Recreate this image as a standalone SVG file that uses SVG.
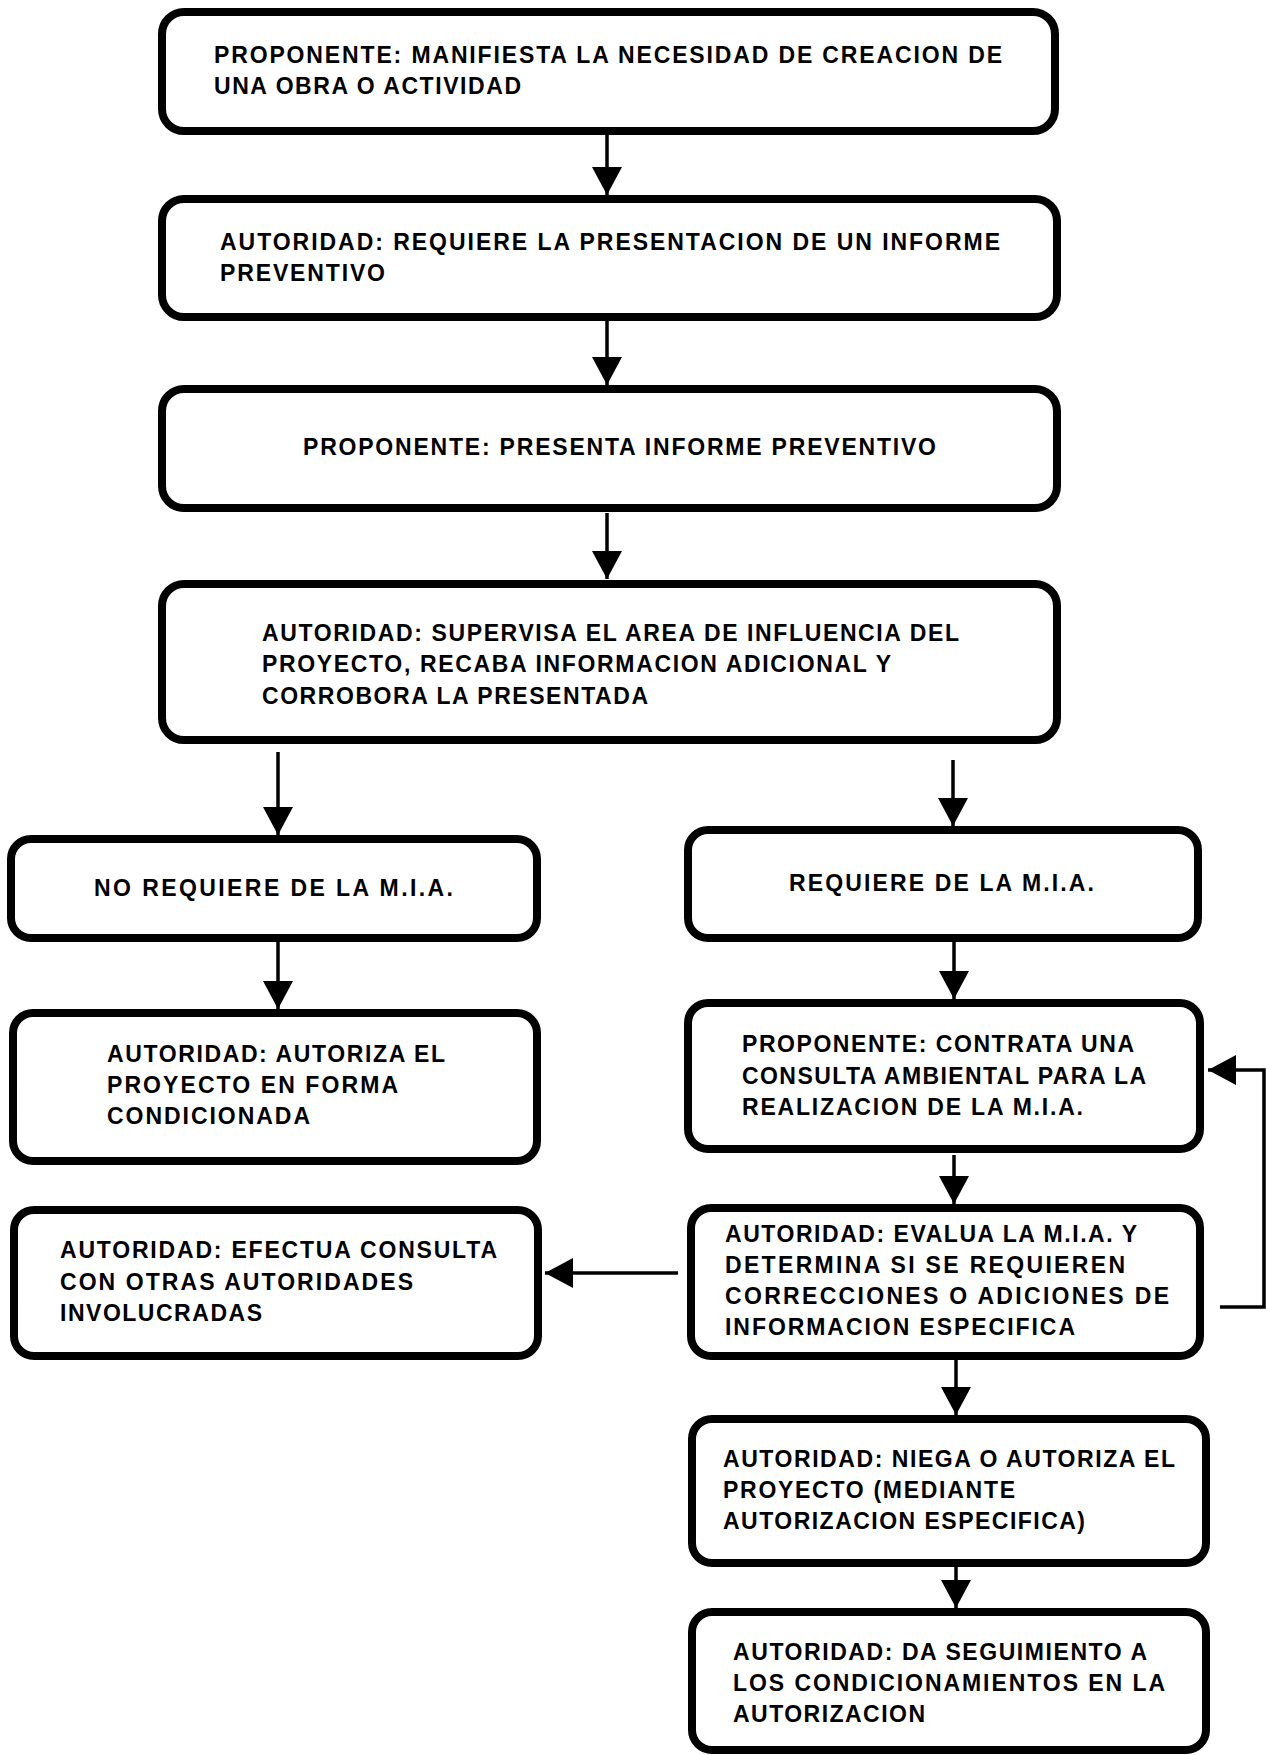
<svg xmlns="http://www.w3.org/2000/svg" width="1266" height="1755" viewBox="0 0 1266 1755">
<style>
.box{fill:#fff;stroke:#000;stroke-width:8}
.t{font-family:"Liberation Sans",Arial,Helvetica,sans-serif;font-weight:bold;font-size:23px;fill:#000}
.c{fill:none;stroke:#000;stroke-width:3.5}
</style>
<defs>
<marker id="ah" viewBox="0 0 28 30" markerUnits="userSpaceOnUse" markerWidth="28" markerHeight="30" refX="28" refY="15" orient="auto">
<path d="M0,0 L28,15 L0,30 Z" fill="#000"/>
</marker>
</defs>
<rect width="1266" height="1755" fill="#fff"/>
<g id="connectors">
<line class="c" x1="607" y1="131" x2="607" y2="195" marker-end="url(#ah)"/>
<line class="c" x1="607" y1="318" x2="607" y2="385" marker-end="url(#ah)"/>
<line class="c" x1="607" y1="513" x2="607" y2="579" marker-end="url(#ah)"/>
<line class="c" x1="278" y1="752" x2="278" y2="835" marker-end="url(#ah)"/>
<line class="c" x1="953" y1="760" x2="953" y2="826" marker-end="url(#ah)"/>
<line class="c" x1="278" y1="942" x2="278" y2="1009" marker-end="url(#ah)"/>
<line class="c" x1="954" y1="942" x2="954" y2="999" marker-end="url(#ah)"/>
<line class="c" x1="954" y1="1155" x2="954" y2="1204" marker-end="url(#ah)"/>
<line class="c" x1="956" y1="1360" x2="956" y2="1415" marker-end="url(#ah)"/>
<line class="c" x1="956" y1="1567" x2="956" y2="1608" marker-end="url(#ah)"/>
<line class="c" x1="678" y1="1273" x2="545" y2="1273" marker-end="url(#ah)"/>
<polyline class="c" points="1220,1307 1264,1307 1264,1070 1208,1070" marker-end="url(#ah)"/>
</g>
<g id="n1">
<rect class="box" x="162" y="12" width="893" height="119" rx="22"/>
<text class="t" x="214" y="63" textLength="788" lengthAdjust="spacing">PROPONENTE: MANIFIESTA LA NECESIDAD DE CREACION DE</text>
<text class="t" x="214" y="94" textLength="307" lengthAdjust="spacing">UNA OBRA O ACTIVIDAD</text>
</g>
<g id="n2">
<rect class="box" x="162" y="199" width="895" height="118" rx="22"/>
<text class="t" x="220" y="250" textLength="780" lengthAdjust="spacing">AUTORIDAD: REQUIERE LA PRESENTACION DE UN INFORME</text>
<text class="t" x="220" y="281" textLength="165" lengthAdjust="spacing">PREVENTIVO</text>
</g>
<g id="n3">
<rect class="box" x="162" y="389" width="895" height="119" rx="22"/>
<text class="t" x="303" y="455" textLength="633" lengthAdjust="spacing">PROPONENTE: PRESENTA INFORME PREVENTIVO</text>
</g>
<g id="n4">
<rect class="box" x="162" y="584" width="895" height="156" rx="22"/>
<text class="t" x="262" y="641" textLength="697" lengthAdjust="spacing">AUTORIDAD: SUPERVISA EL AREA DE INFLUENCIA DEL</text>
<text class="t" x="262" y="672" textLength="629" lengthAdjust="spacing">PROYECTO, RECABA INFORMACION ADICIONAL Y</text>
<text class="t" x="262" y="704" textLength="386" lengthAdjust="spacing">CORROBORA LA PRESENTADA</text>
</g>
<g id="n5">
<rect class="box" x="11" y="839" width="526" height="99" rx="20"/>
<text class="t" x="94" y="896" textLength="359" lengthAdjust="spacing">NO REQUIERE DE LA M.I.A.</text>
</g>
<g id="n6">
<rect class="box" x="13" y="1013" width="524" height="148" rx="20"/>
<text class="t" x="107" y="1062" textLength="338" lengthAdjust="spacing">AUTORIDAD: AUTORIZA EL</text>
<text class="t" x="107" y="1093" textLength="291" lengthAdjust="spacing">PROYECTO EN FORMA</text>
<text class="t" x="107" y="1124" textLength="203" lengthAdjust="spacing">CONDICIONADA</text>
</g>
<g id="n7">
<rect class="box" x="14" y="1210" width="524" height="146" rx="20"/>
<text class="t" x="60" y="1258" textLength="437" lengthAdjust="spacing">AUTORIDAD: EFECTUA CONSULTA</text>
<text class="t" x="60" y="1290" textLength="353" lengthAdjust="spacing">CON OTRAS AUTORIDADES</text>
<text class="t" x="60" y="1321" textLength="202" lengthAdjust="spacing">INVOLUCRADAS</text>
</g>
<g id="n8">
<rect class="box" x="688" y="830" width="510" height="108" rx="20"/>
<text class="t" x="789" y="891" textLength="305" lengthAdjust="spacing">REQUIERE DE LA M.I.A.</text>
</g>
<g id="n9">
<rect class="box" x="688" y="1003" width="512" height="146" rx="20"/>
<text class="t" x="742" y="1052" textLength="392" lengthAdjust="spacing">PROPONENTE: CONTRATA UNA</text>
<text class="t" x="742" y="1084" textLength="404" lengthAdjust="spacing">CONSULTA AMBIENTAL PARA LA</text>
<text class="t" x="742" y="1115" textLength="341" lengthAdjust="spacing">REALIZACION DE LA M.I.A.</text>
</g>
<g id="n10">
<rect class="box" x="691" y="1208" width="509" height="148" rx="20"/>
<text class="t" x="725" y="1242" textLength="412" lengthAdjust="spacing">AUTORIDAD: EVALUA LA M.I.A. Y</text>
<text class="t" x="725" y="1273" textLength="400" lengthAdjust="spacing">DETERMINA SI SE REQUIEREN</text>
<text class="t" x="725" y="1304" textLength="444" lengthAdjust="spacing">CORRECCIONES O ADICIONES DE</text>
<text class="t" x="725" y="1335" textLength="350" lengthAdjust="spacing">INFORMACION ESPECIFICA</text>
</g>
<g id="n11">
<rect class="box" x="692" y="1419" width="514" height="144" rx="20"/>
<text class="t" x="723" y="1467" textLength="452" lengthAdjust="spacing">AUTORIDAD: NIEGA O AUTORIZA EL</text>
<text class="t" x="723" y="1498" textLength="292" lengthAdjust="spacing">PROYECTO (MEDIANTE</text>
<text class="t" x="723" y="1529" textLength="362" lengthAdjust="spacing">AUTORIZACION ESPECIFICA)</text>
</g>
<g id="n12">
<rect class="box" x="692" y="1612" width="514" height="138" rx="20"/>
<text class="t" x="733" y="1660" textLength="414" lengthAdjust="spacing">AUTORIDAD: DA SEGUIMIENTO A</text>
<text class="t" x="733" y="1691" textLength="432" lengthAdjust="spacing">LOS CONDICIONAMIENTOS EN LA</text>
<text class="t" x="733" y="1722" textLength="192" lengthAdjust="spacing">AUTORIZACION</text>
</g>
</svg>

* * * * * * *

**Short exercise**
With the pictures left out, transcribe the material exactly.

**Solution**
Recreate this image as a standalone SVG file that uses SVG.
<svg xmlns="http://www.w3.org/2000/svg" width="1266" height="1755" viewBox="0 0 1266 1755">
<style>
.box{fill:#fff;stroke:#000;stroke-width:8}
.t{font-family:"Liberation Sans",Arial,Helvetica,sans-serif;font-weight:bold;font-size:23px;fill:#000}
.c{fill:none;stroke:#000;stroke-width:3.5}
</style>
<defs>
<marker id="ah" viewBox="0 0 28 30" markerUnits="userSpaceOnUse" markerWidth="28" markerHeight="30" refX="28" refY="15" orient="auto">
<path d="M0,0 L28,15 L0,30 Z" fill="#000"/>
</marker>
</defs>
<rect width="1266" height="1755" fill="#fff"/>
<g id="connectors">
<line class="c" x1="607" y1="131" x2="607" y2="195" marker-end="url(#ah)"/>
<line class="c" x1="607" y1="318" x2="607" y2="385" marker-end="url(#ah)"/>
<line class="c" x1="607" y1="513" x2="607" y2="579" marker-end="url(#ah)"/>
<line class="c" x1="278" y1="752" x2="278" y2="835" marker-end="url(#ah)"/>
<line class="c" x1="953" y1="760" x2="953" y2="826" marker-end="url(#ah)"/>
<line class="c" x1="278" y1="942" x2="278" y2="1009" marker-end="url(#ah)"/>
<line class="c" x1="954" y1="942" x2="954" y2="999" marker-end="url(#ah)"/>
<line class="c" x1="954" y1="1155" x2="954" y2="1204" marker-end="url(#ah)"/>
<line class="c" x1="956" y1="1360" x2="956" y2="1415" marker-end="url(#ah)"/>
<line class="c" x1="956" y1="1567" x2="956" y2="1608" marker-end="url(#ah)"/>
<line class="c" x1="678" y1="1273" x2="545" y2="1273" marker-end="url(#ah)"/>
<polyline class="c" points="1220,1307 1264,1307 1264,1070 1208,1070" marker-end="url(#ah)"/>
</g>
<g id="n1">
<rect class="box" x="162" y="12" width="893" height="119" rx="22"/>
<text class="t" x="214" y="63" textLength="788" lengthAdjust="spacing">PROPONENTE: MANIFIESTA LA NECESIDAD DE CREACION DE</text>
<text class="t" x="214" y="94" textLength="307" lengthAdjust="spacing">UNA OBRA O ACTIVIDAD</text>
</g>
<g id="n2">
<rect class="box" x="162" y="199" width="895" height="118" rx="22"/>
<text class="t" x="220" y="250" textLength="780" lengthAdjust="spacing">AUTORIDAD: REQUIERE LA PRESENTACION DE UN INFORME</text>
<text class="t" x="220" y="281" textLength="165" lengthAdjust="spacing">PREVENTIVO</text>
</g>
<g id="n3">
<rect class="box" x="162" y="389" width="895" height="119" rx="22"/>
<text class="t" x="303" y="455" textLength="633" lengthAdjust="spacing">PROPONENTE: PRESENTA INFORME PREVENTIVO</text>
</g>
<g id="n4">
<rect class="box" x="162" y="584" width="895" height="156" rx="22"/>
<text class="t" x="262" y="641" textLength="697" lengthAdjust="spacing">AUTORIDAD: SUPERVISA EL AREA DE INFLUENCIA DEL</text>
<text class="t" x="262" y="672" textLength="629" lengthAdjust="spacing">PROYECTO, RECABA INFORMACION ADICIONAL Y</text>
<text class="t" x="262" y="704" textLength="386" lengthAdjust="spacing">CORROBORA LA PRESENTADA</text>
</g>
<g id="n5">
<rect class="box" x="11" y="839" width="526" height="99" rx="20"/>
<text class="t" x="94" y="896" textLength="359" lengthAdjust="spacing">NO REQUIERE DE LA M.I.A.</text>
</g>
<g id="n6">
<rect class="box" x="13" y="1013" width="524" height="148" rx="20"/>
<text class="t" x="107" y="1062" textLength="338" lengthAdjust="spacing">AUTORIDAD: AUTORIZA EL</text>
<text class="t" x="107" y="1093" textLength="291" lengthAdjust="spacing">PROYECTO EN FORMA</text>
<text class="t" x="107" y="1124" textLength="203" lengthAdjust="spacing">CONDICIONADA</text>
</g>
<g id="n7">
<rect class="box" x="14" y="1210" width="524" height="146" rx="20"/>
<text class="t" x="60" y="1258" textLength="437" lengthAdjust="spacing">AUTORIDAD: EFECTUA CONSULTA</text>
<text class="t" x="60" y="1290" textLength="353" lengthAdjust="spacing">CON OTRAS AUTORIDADES</text>
<text class="t" x="60" y="1321" textLength="202" lengthAdjust="spacing">INVOLUCRADAS</text>
</g>
<g id="n8">
<rect class="box" x="688" y="830" width="510" height="108" rx="20"/>
<text class="t" x="789" y="891" textLength="305" lengthAdjust="spacing">REQUIERE DE LA M.I.A.</text>
</g>
<g id="n9">
<rect class="box" x="688" y="1003" width="512" height="146" rx="20"/>
<text class="t" x="742" y="1052" textLength="392" lengthAdjust="spacing">PROPONENTE: CONTRATA UNA</text>
<text class="t" x="742" y="1084" textLength="404" lengthAdjust="spacing">CONSULTA AMBIENTAL PARA LA</text>
<text class="t" x="742" y="1115" textLength="341" lengthAdjust="spacing">REALIZACION DE LA M.I.A.</text>
</g>
<g id="n10">
<rect class="box" x="691" y="1208" width="509" height="148" rx="20"/>
<text class="t" x="725" y="1242" textLength="412" lengthAdjust="spacing">AUTORIDAD: EVALUA LA M.I.A. Y</text>
<text class="t" x="725" y="1273" textLength="400" lengthAdjust="spacing">DETERMINA SI SE REQUIEREN</text>
<text class="t" x="725" y="1304" textLength="444" lengthAdjust="spacing">CORRECCIONES O ADICIONES DE</text>
<text class="t" x="725" y="1335" textLength="350" lengthAdjust="spacing">INFORMACION ESPECIFICA</text>
</g>
<g id="n11">
<rect class="box" x="692" y="1419" width="514" height="144" rx="20"/>
<text class="t" x="723" y="1467" textLength="452" lengthAdjust="spacing">AUTORIDAD: NIEGA O AUTORIZA EL</text>
<text class="t" x="723" y="1498" textLength="292" lengthAdjust="spacing">PROYECTO (MEDIANTE</text>
<text class="t" x="723" y="1529" textLength="362" lengthAdjust="spacing">AUTORIZACION ESPECIFICA)</text>
</g>
<g id="n12">
<rect class="box" x="692" y="1612" width="514" height="138" rx="20"/>
<text class="t" x="733" y="1660" textLength="414" lengthAdjust="spacing">AUTORIDAD: DA SEGUIMIENTO A</text>
<text class="t" x="733" y="1691" textLength="432" lengthAdjust="spacing">LOS CONDICIONAMIENTOS EN LA</text>
<text class="t" x="733" y="1722" textLength="192" lengthAdjust="spacing">AUTORIZACION</text>
</g>
</svg>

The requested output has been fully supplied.